This escalated quickly. Lenovo entered an agreement with Google to acquire its Motorola Mobility assets. Google purchased these assets less than three years ago (August 2011), with the intention (at the time), to have a fledged smartphone lineup and access to a bouquet of patents.
The deal was made possible by what Lenovo agreed to cough up – US $2.91 billion in cash and shares. Of that, $1.41 billion was paid up front, comprising of $660 million in cash, and $750 million worth of Lenovo ordinary shares. The remaining $1.50 billion will be paid via a 3-year promissory note. Compare $2.91 billion to the $12.5 billion ($40 per share in cash, at the time), that Google spent to acquire Motorola Mobility.

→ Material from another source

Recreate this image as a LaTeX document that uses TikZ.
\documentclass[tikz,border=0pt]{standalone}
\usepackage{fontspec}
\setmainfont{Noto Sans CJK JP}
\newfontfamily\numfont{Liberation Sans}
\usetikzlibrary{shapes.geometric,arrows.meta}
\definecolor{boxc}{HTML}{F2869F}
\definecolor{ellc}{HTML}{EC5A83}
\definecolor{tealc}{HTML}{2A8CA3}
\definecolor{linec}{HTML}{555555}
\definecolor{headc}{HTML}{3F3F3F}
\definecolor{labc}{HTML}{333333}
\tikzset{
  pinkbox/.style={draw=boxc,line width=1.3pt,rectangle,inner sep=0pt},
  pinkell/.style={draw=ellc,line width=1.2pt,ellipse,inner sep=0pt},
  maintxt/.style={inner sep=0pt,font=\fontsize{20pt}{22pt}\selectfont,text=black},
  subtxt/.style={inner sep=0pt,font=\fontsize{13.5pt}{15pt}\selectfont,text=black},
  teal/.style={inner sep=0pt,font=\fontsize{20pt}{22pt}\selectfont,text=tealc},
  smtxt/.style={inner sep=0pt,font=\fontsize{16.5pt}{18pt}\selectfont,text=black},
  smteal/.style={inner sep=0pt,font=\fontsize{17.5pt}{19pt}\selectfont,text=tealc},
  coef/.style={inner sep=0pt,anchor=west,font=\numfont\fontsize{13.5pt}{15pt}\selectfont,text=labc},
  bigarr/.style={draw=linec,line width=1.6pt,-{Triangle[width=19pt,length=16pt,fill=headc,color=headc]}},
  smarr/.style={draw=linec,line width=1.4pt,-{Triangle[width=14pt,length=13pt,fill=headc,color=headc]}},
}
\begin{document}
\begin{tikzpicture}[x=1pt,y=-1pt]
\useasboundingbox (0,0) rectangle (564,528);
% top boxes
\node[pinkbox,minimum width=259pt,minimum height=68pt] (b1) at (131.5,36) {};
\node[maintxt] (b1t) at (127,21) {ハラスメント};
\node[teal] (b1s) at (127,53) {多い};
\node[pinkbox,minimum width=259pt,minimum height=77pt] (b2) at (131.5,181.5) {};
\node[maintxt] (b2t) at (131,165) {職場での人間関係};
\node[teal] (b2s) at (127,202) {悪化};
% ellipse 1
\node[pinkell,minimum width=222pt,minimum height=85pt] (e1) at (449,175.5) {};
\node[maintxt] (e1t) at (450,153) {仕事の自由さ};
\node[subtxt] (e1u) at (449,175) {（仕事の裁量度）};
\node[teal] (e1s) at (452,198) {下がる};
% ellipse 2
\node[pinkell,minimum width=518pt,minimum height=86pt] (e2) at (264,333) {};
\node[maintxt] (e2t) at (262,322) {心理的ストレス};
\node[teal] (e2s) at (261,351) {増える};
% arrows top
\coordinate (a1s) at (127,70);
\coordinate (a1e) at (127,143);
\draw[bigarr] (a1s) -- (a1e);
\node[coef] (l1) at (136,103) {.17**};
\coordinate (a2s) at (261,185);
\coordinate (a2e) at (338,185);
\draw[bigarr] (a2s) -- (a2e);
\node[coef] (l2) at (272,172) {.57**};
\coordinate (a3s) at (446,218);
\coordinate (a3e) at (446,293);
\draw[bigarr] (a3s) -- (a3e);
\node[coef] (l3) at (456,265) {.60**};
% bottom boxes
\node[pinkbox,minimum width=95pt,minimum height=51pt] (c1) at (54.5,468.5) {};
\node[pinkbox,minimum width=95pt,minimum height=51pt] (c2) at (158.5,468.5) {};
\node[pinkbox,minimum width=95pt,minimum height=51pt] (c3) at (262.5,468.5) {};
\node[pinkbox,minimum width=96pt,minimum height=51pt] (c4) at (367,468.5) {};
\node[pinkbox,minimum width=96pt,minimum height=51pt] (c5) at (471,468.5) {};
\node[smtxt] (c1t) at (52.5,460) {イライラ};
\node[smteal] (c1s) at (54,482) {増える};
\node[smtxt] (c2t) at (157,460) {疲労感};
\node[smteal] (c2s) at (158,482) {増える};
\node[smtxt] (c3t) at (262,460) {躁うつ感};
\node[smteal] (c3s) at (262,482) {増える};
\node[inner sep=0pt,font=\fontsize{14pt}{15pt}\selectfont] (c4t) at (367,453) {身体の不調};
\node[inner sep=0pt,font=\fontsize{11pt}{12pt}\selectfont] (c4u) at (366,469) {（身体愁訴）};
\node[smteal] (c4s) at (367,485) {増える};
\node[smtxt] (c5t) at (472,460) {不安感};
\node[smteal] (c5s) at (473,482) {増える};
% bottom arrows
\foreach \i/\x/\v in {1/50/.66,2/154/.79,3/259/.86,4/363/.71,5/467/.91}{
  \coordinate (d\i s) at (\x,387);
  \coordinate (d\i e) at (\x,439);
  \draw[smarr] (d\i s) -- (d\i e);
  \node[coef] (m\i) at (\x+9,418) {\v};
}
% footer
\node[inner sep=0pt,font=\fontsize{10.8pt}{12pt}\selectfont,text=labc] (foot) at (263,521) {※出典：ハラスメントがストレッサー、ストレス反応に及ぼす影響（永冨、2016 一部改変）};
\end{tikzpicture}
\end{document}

“The acquisition of such an iconic brand, innovative product portfolio and incredibly talented global team will immediately make Lenovo a strong global competitor in smartphones. We will immediately have the opportunity to become a strong global player in the fast-growing mobile space,” said Yang Yuanqing, chairman and CEO of Lenovo. “We are confident that we can bring together the best of both companies to deliver products customers will love and a strong, growing business. Lenovo has a proven track record of successfully embracing and strengthening great brands – as we did with IBM’s Think brand – and smoothly and efficiently integrating companies around-the-world. I am confident we will be successful with this process, and that our companies will not only maintain our current momentum in the market, but also build a strong foundation for the future.”